# [Problem description]
Scan the entries below. List each line with "this".

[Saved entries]
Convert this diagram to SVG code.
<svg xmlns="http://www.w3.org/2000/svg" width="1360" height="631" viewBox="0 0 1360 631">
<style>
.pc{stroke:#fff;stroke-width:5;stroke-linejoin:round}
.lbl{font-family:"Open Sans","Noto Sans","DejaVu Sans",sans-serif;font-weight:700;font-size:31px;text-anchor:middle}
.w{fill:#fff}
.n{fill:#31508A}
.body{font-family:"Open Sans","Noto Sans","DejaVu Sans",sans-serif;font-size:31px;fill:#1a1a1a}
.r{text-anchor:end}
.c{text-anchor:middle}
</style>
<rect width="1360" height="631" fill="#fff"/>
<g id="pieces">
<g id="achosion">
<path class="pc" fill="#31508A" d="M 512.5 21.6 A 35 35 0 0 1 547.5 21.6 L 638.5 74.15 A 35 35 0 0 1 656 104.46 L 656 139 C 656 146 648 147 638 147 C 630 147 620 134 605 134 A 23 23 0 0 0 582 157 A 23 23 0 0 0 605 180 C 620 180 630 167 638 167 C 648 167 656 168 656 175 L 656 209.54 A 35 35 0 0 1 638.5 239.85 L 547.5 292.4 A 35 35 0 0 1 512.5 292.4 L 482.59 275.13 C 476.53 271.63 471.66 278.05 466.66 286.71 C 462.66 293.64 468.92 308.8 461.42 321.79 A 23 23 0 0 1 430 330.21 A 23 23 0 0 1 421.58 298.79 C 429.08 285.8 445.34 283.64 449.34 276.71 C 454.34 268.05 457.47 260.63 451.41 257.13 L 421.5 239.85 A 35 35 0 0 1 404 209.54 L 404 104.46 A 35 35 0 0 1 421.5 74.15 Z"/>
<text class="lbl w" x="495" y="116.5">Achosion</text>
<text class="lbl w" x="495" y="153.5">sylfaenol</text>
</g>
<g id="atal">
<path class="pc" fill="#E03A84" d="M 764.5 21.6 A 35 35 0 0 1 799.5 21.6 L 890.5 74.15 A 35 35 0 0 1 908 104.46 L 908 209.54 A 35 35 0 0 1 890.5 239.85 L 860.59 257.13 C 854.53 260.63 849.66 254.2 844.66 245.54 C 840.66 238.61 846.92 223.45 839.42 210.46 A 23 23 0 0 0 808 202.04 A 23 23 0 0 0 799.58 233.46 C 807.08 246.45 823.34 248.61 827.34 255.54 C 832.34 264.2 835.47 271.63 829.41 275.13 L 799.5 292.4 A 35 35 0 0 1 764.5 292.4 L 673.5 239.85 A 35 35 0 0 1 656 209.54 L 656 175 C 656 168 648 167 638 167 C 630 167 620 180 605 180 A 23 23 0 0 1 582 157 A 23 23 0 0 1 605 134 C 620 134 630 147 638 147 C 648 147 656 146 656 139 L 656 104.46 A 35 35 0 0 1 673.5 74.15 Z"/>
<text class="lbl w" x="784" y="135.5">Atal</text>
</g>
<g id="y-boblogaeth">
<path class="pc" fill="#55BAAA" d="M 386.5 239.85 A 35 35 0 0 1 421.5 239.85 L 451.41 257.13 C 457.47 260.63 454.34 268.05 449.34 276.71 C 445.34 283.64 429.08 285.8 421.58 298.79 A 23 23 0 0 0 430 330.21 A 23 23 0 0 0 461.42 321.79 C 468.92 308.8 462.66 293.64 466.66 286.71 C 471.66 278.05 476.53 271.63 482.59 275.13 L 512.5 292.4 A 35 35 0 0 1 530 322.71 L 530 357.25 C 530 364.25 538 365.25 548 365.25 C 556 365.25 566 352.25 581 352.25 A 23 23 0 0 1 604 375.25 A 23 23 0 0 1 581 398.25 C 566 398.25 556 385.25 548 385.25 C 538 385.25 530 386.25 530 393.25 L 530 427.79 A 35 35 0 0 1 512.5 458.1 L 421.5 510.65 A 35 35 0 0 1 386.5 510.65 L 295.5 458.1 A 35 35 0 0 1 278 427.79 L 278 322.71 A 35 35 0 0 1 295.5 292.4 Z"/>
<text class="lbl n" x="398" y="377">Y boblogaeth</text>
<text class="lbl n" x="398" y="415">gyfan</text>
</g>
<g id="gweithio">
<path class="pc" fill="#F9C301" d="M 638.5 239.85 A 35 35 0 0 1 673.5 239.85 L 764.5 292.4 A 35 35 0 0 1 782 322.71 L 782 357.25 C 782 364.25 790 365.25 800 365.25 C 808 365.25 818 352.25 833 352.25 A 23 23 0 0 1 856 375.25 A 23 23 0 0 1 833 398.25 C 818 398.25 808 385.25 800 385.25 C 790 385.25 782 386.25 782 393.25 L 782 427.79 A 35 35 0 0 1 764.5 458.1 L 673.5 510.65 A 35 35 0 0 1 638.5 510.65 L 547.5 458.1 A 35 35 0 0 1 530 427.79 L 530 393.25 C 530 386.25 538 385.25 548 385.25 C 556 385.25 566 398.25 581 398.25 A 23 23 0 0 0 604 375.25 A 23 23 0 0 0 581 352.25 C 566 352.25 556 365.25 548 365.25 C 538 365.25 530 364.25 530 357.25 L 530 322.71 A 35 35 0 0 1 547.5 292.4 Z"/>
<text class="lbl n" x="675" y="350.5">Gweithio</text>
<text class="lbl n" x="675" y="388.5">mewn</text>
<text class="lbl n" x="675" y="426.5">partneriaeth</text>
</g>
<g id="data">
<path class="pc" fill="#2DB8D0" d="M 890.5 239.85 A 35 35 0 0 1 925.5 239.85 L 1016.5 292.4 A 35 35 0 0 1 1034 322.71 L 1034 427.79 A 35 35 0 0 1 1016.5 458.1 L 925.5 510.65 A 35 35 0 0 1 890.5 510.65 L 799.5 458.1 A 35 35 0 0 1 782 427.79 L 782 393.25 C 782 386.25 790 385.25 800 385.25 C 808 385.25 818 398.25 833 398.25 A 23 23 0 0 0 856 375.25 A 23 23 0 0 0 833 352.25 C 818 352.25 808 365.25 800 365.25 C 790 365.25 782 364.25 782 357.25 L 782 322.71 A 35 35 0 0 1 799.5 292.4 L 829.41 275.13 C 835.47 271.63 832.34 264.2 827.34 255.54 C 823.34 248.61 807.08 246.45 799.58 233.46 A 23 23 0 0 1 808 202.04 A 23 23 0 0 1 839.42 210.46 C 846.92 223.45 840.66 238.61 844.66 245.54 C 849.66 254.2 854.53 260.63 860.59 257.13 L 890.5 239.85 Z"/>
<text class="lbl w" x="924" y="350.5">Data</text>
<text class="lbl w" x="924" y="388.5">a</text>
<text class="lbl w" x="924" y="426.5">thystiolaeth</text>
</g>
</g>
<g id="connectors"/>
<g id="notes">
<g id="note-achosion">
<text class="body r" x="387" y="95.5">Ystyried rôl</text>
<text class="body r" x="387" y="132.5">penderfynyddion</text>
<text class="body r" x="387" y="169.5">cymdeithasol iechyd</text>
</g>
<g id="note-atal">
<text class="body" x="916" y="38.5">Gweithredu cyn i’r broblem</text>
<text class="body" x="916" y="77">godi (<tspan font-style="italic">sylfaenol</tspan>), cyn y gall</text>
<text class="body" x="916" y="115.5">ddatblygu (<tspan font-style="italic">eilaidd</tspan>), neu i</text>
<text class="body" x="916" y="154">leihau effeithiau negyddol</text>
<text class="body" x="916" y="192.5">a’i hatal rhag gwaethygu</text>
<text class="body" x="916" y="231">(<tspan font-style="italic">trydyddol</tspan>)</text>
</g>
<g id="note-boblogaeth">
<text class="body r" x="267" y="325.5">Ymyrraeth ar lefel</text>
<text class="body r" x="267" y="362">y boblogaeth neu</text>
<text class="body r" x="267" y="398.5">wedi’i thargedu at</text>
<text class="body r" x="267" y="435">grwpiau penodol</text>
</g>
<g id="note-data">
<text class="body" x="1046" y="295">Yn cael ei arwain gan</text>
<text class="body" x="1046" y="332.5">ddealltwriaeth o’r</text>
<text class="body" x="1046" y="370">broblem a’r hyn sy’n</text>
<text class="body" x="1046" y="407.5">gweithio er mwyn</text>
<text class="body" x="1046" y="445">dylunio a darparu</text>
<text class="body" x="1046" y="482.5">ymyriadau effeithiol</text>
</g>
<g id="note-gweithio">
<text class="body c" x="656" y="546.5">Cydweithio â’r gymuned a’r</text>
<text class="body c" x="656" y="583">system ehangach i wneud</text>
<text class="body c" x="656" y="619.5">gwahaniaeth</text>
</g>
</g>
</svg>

--

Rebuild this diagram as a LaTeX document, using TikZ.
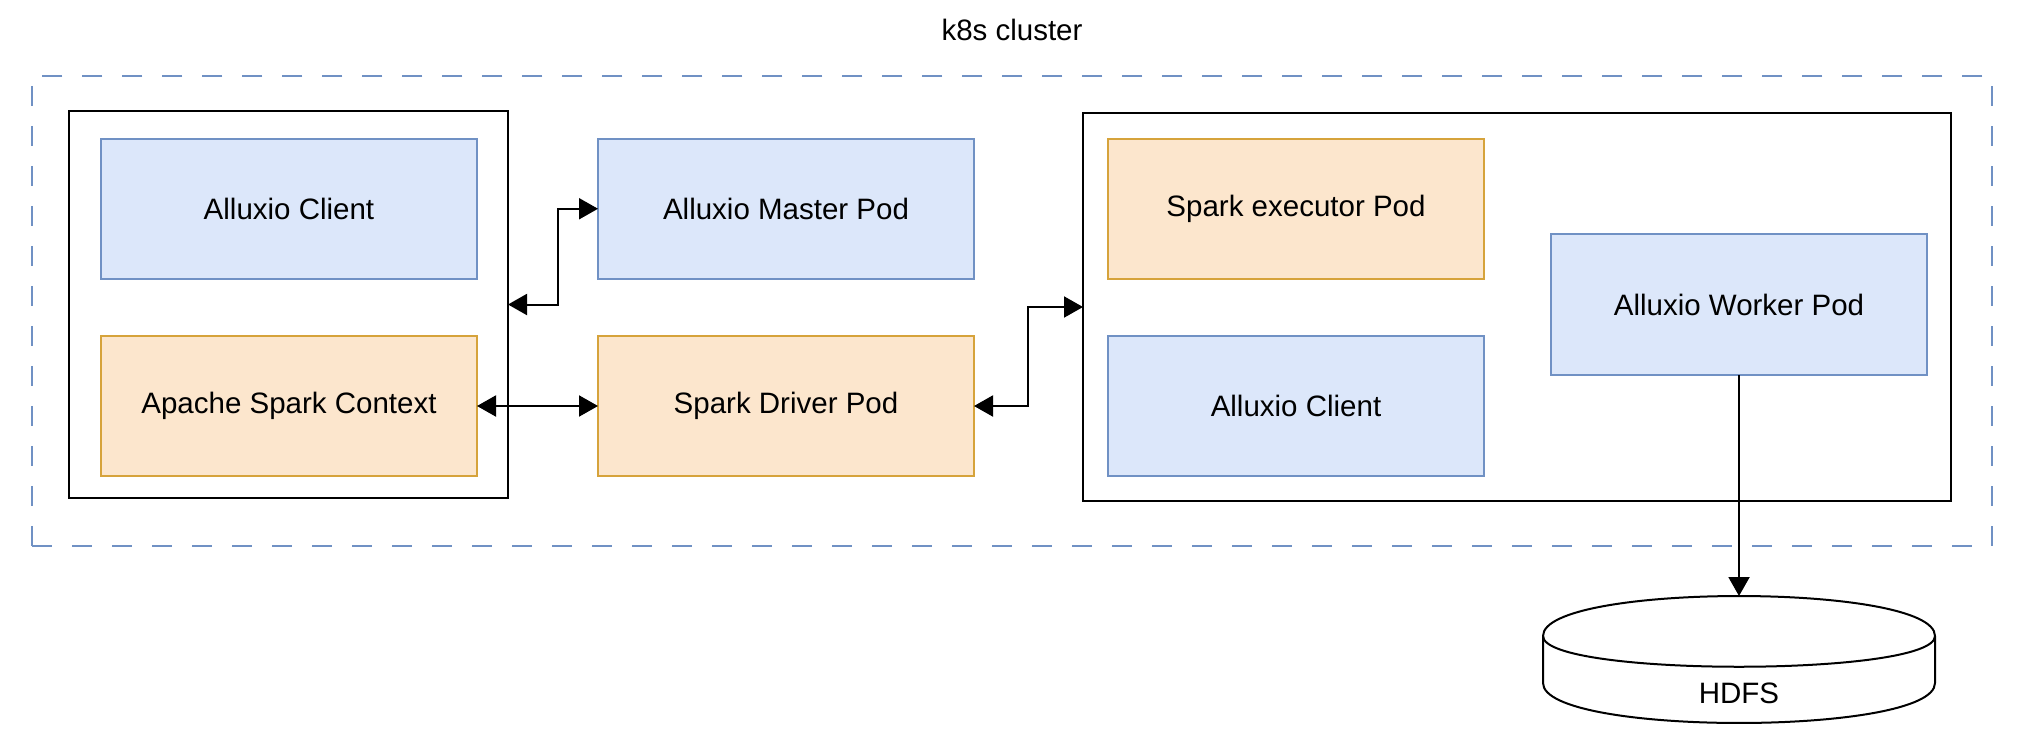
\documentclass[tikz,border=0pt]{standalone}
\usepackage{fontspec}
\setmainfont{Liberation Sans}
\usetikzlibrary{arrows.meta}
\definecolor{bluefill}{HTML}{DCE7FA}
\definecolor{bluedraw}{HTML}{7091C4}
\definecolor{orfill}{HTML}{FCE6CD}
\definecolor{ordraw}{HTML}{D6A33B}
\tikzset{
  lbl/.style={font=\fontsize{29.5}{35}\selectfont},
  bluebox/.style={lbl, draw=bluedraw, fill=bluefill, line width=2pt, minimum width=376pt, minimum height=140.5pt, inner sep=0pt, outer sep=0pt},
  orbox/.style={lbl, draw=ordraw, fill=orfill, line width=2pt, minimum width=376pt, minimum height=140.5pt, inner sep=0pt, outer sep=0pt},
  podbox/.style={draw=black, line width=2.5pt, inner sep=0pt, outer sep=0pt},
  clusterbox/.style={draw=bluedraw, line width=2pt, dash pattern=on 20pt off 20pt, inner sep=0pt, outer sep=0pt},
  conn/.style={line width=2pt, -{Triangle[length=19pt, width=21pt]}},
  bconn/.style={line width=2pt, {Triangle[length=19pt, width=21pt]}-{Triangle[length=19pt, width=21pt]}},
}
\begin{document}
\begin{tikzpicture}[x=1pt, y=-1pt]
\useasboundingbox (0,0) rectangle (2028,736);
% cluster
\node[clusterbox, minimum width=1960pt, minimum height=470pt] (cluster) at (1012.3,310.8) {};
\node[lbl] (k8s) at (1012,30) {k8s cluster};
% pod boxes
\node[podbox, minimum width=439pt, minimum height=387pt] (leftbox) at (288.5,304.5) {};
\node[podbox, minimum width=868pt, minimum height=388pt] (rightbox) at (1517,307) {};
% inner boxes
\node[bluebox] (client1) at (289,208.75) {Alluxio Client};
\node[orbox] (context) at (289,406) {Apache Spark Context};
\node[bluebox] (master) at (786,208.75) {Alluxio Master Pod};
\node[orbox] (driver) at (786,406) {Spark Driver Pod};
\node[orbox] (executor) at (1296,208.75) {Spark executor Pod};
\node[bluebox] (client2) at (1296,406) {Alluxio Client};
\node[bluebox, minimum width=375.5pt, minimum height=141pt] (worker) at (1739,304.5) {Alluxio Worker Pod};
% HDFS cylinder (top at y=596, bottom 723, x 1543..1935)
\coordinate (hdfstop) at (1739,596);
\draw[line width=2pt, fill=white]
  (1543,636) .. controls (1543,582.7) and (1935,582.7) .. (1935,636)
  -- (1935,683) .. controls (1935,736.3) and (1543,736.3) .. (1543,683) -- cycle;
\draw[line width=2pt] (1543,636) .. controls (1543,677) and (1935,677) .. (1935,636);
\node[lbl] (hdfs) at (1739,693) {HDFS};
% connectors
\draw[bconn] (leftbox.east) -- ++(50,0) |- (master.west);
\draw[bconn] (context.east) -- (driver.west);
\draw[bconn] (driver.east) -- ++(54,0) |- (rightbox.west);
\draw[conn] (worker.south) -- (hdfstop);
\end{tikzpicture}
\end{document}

# [Answer to the task]
Convert this diagram to SVG code.
Rebuild this diagram as a LaTeX document, using TikZ.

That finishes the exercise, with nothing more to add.